(Jn 16, 23-28):
Jesus said to his disciples, «When that day comes you will not ask me anything. Truly, I say to you, whatever you ask the Father in my Name, He will give you. So far you have not asked in my Name; ask and receive that your joy may be full. I taught you all this in veiled language, but the time is coming when I shall no longer speak in veiled language, but will tell you plainly of the Father. When that day comes, you will ask in my Name and it will not be for me to ask the Father for you, for the Father himself loves you because you have loved me and you believe that I came from the Father. As I came from the Father and have come into the world, so I am leaving the world and going to the Father».
Though today’s readings are very much Christological and rich in Trinitarian theology, I would like to invite you all to look at these readings in two ways for our practical application.
The first is to discover the divine love which is expressed in Jesus. Only by discovering this divine love that we can understand the depth of divine accompaniment in our personal life. The first Christian community felt deeply this divine accompaniment, particularly during their difficult time. If we do little contemplation of our own difficult time, we too will understand how much God suffered with us and how in discretion He has accompanied us. We too are called to accompany others in their difficult time.
The second point simply flows from the first point. It is by realising this divine love and accompaniment that we present our demands and supplications before the Lord, in the confidence that our Lord will listen our prayers. Jesus is reminding us the need to put our confidence in the providence of the Father through Him and the Father, will surly respond to our demands, through Jesus Christ. However, it is the Holy Spirit who will sanctify us and thus we integrate all our spirituality in to this Trinitarian theology. The unity in our christina life is born from the trinitarian spirituality. Thus we as christians believe that Jesus is from the Father and the Father is in Jesus. If we apply the same in our personal relationship, we will discover how deeply God lives in each and every one of us. Thus our personaly relationship with others have a deep theological meaning and every human encounder is thus transformed into a divine encounter.
Daily Quote from the early church fathers:
Offer prayers in Christ's name, by Cyril of Alexandria, 376-444 A.D.
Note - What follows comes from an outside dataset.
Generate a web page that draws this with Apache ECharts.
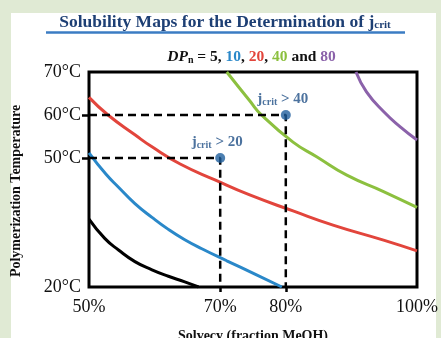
<!DOCTYPE html>
<html>
<head>
<meta charset="utf-8">
<script src="https://cdn.jsdelivr.net/npm/echarts@6/dist/echarts.min.js"></script>
<style>
  html, body { margin: 0; padding: 0; background: #e0ead4; }
  #panel { position: absolute; left: 11px; top: 13px; width: 425px; height: 325px; background: #fff; }
  #chart { position: absolute; left: 0; top: 0; width: 441px; height: 338px; }
</style>
</head>
<body>
<div id="panel"></div>
<div id="chart"></div>
<script>
// solvency (% MeOH) and polymerization temperature (°C)
const dp5X = [50, 52.4, 54.5, 57.0, 59.6, 62.1, 64.6, 66.7];
const dp5T = [35.8, 31.3, 28.6, 25.9, 24.0, 22.5, 21.2, 20];
const dp10X = [50, 52.6, 54.5, 57.0, 59.6, 62.1, 64.6, 67.2, 71.0, 75.3, 79.4];
const dp10T = [51.2, 46.2, 43.2, 39.4, 36.2, 33.4, 31.0, 28.9, 26.1, 23.0, 20];
const dp20X = [50, 52.9, 57.0, 59.6, 63.9, 69.2, 74.5, 81.1, 87.2, 94.9, 100];
const dp20T = [64.1, 60.0, 55.4, 52.6, 48.6, 44.9, 41.4, 37.7, 34.4, 30.9, 28.4];
const dp40X = [71.0, 74.5, 76.3, 81.1, 84.7, 89.3, 94.9, 100];
const dp40T = [70, 63.3, 60.0, 53.7, 50.3, 46.0, 42.2, 38.5];
const dp80X = [90.7, 92.3, 94.9, 97.4, 100];
const dp80T = [70, 65.4, 60.8, 57.3, 54.2];

// j_crit threshold points
const pointX = [70, 80];
const pointT = [50, 60];
const jcrit = [20, 40];

const xTicks = [50, 70, 80, 100];
const yTicks = [20, 50, 60, 70];

const serif = '"Liberation Serif", "DejaVu Serif", serif';
const zip = (xs, ys) => xs.map((x, i) => [x, ys[i]]);

const curve = (name, xs, ys, color) => ({
  name,
  type: 'line',
  smooth: 0.5,
  showSymbol: false,
  silent: true,
  data: zip(xs, ys),
  lineStyle: { color, width: 3 },
  z: 3,
});

const guides = pointX.map((x, i) => ({
  type: 'line',
  silent: true,
  showSymbol: false,
  data: [[50, pointT[i]], [x, pointT[i]], [x, 20]],
  lineStyle: { color: '#000', width: 2.5, type: [8, 5] },
  z: 4,
}));

const chart = echarts.init(document.getElementById('chart'));

chart.setOption({
  animation: false,
  grid: {
    left: 89, top: 72, width: 328, height: 215,
    show: true, borderColor: '#000', borderWidth: 3,
    backgroundColor: 'transparent',
  },
  xAxis: {
    type: 'value', min: 50, max: 100,
    splitLine: { show: false },
    axisLine: { show: false },
    axisTick: { show: true, customValues: [70, 80], length: 5, lineStyle: { color: '#000', width: 2.5 } },
    axisLabel: {
      customValues: xTicks, margin: 11,
      formatter: (v) => v + '%',
      fontFamily: serif, fontSize: 18, color: '#111',
    },
  },
  yAxis: {
    type: 'value', min: 20, max: 70,
    splitLine: { show: false },
    axisLine: { show: false },
    axisTick: { show: true, customValues: [50, 60], length: 7, lineStyle: { color: '#000', width: 2.5 } },
    axisLabel: {
      customValues: yTicks, margin: 8,
      formatter: (v) => v + '°C',
      fontFamily: serif, fontSize: 18, color: '#111',
    },
  },
  graphic: [
    {
      type: 'text', x: 225, y: 20,
      style: {
        text: '{t|Solubility Maps for the Determination of j}{s|crit}',
        align: 'center', verticalAlign: 'middle',
        rich: {
          t: { fontFamily: serif, fontSize: 17.5, fontWeight: 'bold', fill: '#1d3f74', lineHeight: 22, verticalAlign: 'bottom' },
          s: { fontFamily: serif, fontSize: 11, fontWeight: 'bold', fill: '#1d3f74', lineHeight: 11, verticalAlign: 'bottom' },
        },
      },
    },
    {
      type: 'line',
      shape: { x1: 46, y1: 32.5, x2: 405, y2: 32.5 },
      style: { stroke: '#3b7cc3', lineWidth: 2.5 },
    },
    {
      type: 'text', x: 251.5, y: 55,
      style: {
        text: '{i|DP}{s|n}{b| = 5, }{c1|10}{b|, }{c2|20}{b|, }{c3|40}{b| and }{c4|80}',
        align: 'center', verticalAlign: 'middle',
        rich: {
          i: { fontFamily: serif, fontSize: 15.5, fontWeight: 'bold', fontStyle: 'italic', fill: '#111', lineHeight: 20, verticalAlign: 'bottom' },
          s: { fontFamily: serif, fontSize: 10, fontWeight: 'bold', fill: '#111', lineHeight: 10, verticalAlign: 'bottom' },
          b: { fontFamily: serif, fontSize: 15.5, fontWeight: 'bold', fill: '#111', lineHeight: 20, verticalAlign: 'bottom' },
          c1: { fontFamily: serif, fontSize: 15.5, fontWeight: 'bold', fill: '#2a88c9', lineHeight: 20, verticalAlign: 'bottom' },
          c2: { fontFamily: serif, fontSize: 15.5, fontWeight: 'bold', fill: '#e2453c', lineHeight: 20, verticalAlign: 'bottom' },
          c3: { fontFamily: serif, fontSize: 15.5, fontWeight: 'bold', fill: '#8cc03f', lineHeight: 20, verticalAlign: 'bottom' },
          c4: { fontFamily: serif, fontSize: 15.5, fontWeight: 'bold', fill: '#8b62aa', lineHeight: 20, verticalAlign: 'bottom' },
        },
      },
    },
    {
      type: 'text', x: 16.5, y: 191, rotation: Math.PI / 2,
      style: {
        text: 'Polymerization Temperature',
        align: 'center', verticalAlign: 'middle',
        font: 'bold 14px ' + serif, fill: '#111',
      },
    },
    {
      type: 'text', x: 253, y: 336,
      style: {
        text: 'Solvecy (fraction MeOH)',
        align: 'center', verticalAlign: 'middle',
        font: 'bold 14px ' + serif, fill: '#111',
      },
    },
  ],
  series: [
    curve('DPn 5', dp5X, dp5T, '#000'),
    curve('DPn 10', dp10X, dp10T, '#2a88c9'),
    curve('DPn 20', dp20X, dp20T, '#e2453c'),
    curve('DPn 40', dp40X, dp40T, '#8cc03f'),
    curve('DPn 80', dp80X, dp80T, '#8b62aa'),
    ...guides,
    {
      type: 'scatter',
      silent: true,
      symbolSize: 10,
      data: zip(pointX, pointT),
      itemStyle: { color: '#1f5f9e' },
      z: 5,
      label: {
        show: true,
        position: 'top',
        distance: 3,
        offset: [-3, 0],
        formatter: (p) => '{j|j}{s|crit}{j| > ' + jcrit[p.dataIndex] + '}',
        rich: {
          j: { fontFamily: serif, fontSize: 15, fontWeight: 'bold', color: '#1f4f86', lineHeight: 20, verticalAlign: 'bottom' },
          s: { fontFamily: serif, fontSize: 10, fontWeight: 'bold', color: '#1f4f86', lineHeight: 10, verticalAlign: 'bottom' },
        },
      },
    },
  ],
});
</script>
</body>
</html>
"He urges the disciples to seek for spiritual gifts and at the same time gives them confidence that, if they ask for them, they will not fail to obtain them. He adds the word Amen, that he might confirm their belief that if they ask the Father for anything they would receive it from him. He would act as their mediator and make known their request and, being one with the Father, grant it. For this is what he means by 'in my name'. For we cannot draw near to God the Father in any other way than through the Son. For it is by him that we have access in the one Spirit to the Father (Ephesians 2:8). It was because of this that he said, 'I am the door. I am the way. No one comes to the Father but by me' (John 10:7; 14:6). For as the Son is God, he being one with the Father provides good things for his sanctified people and is found to be generous of his wealth to us... Let us then offer our prayers in Christ's name. For in this way, the Father will most readily consent to them and grant his graces to those who seek them, that receiving them we may rejoice." (excerpt from COMMENTARY ON THE GOSPEL OF JOHN 11.2)
«As I came from the Father (...) so I am leaving the world and going to the Father»
Fr. Xavier ROMERO i Galdeano
(Cervera, Lleida, Spain)
Today, vigil of our Lord's Ascension into Heaven, the Gospel leaves us with some very fond farewell words. Jesus let us share his most precious mystery; God Father is his origin and, at the same time, his destination: «As I came from the Father and have come into the world, so I am leaving the world and going to the Father» (Jn 16:28).
This great Truth of the Second Person of the Holy Trinity should be constantly hammering into our heads: Jesus is really the Son of God: God Father is his origin and God Father is his destination.
For those who claim to know everything on God, but question Jesus' Divine filiation, today's Gospel has an important thing they should remember: “He, who” the Jews name God is who sent Jesus to us; He is, therefore, the Father to those who believe. With this we are clearly told that God can only and truly be known by those who accept Jesus' Father is God.
But Jesus' Divine filiation also reminds us of another important thing for our lives: those baptized into Christ are sons of God through the Holy Spirit. And this hides a most beautiful mystery for us: this adoptive fatherhood by God towards us is different of human adoption insofar it has a true foundation in each one of us, as it implies a new birth. Consequently, he who has been accepted in the great Divine Family is no longer a stranger to it.
This is why in the Mass Collects of the Ascension Day we shall all be reminded that all children must follow the steps of the Son: «Grant us, we pray, almighty God, the gift of a blessed joy and the rejoicing of a burning thanksgiving, for the Ascension into the heavens of Christ, your Son, also is our submission and glory, for where the Head ascended the body hopes to ascend, too». So no Christian should therefore let be left behind, for this is far more important than participating in any marathon race, the finishing line being in Heaven, with the very God!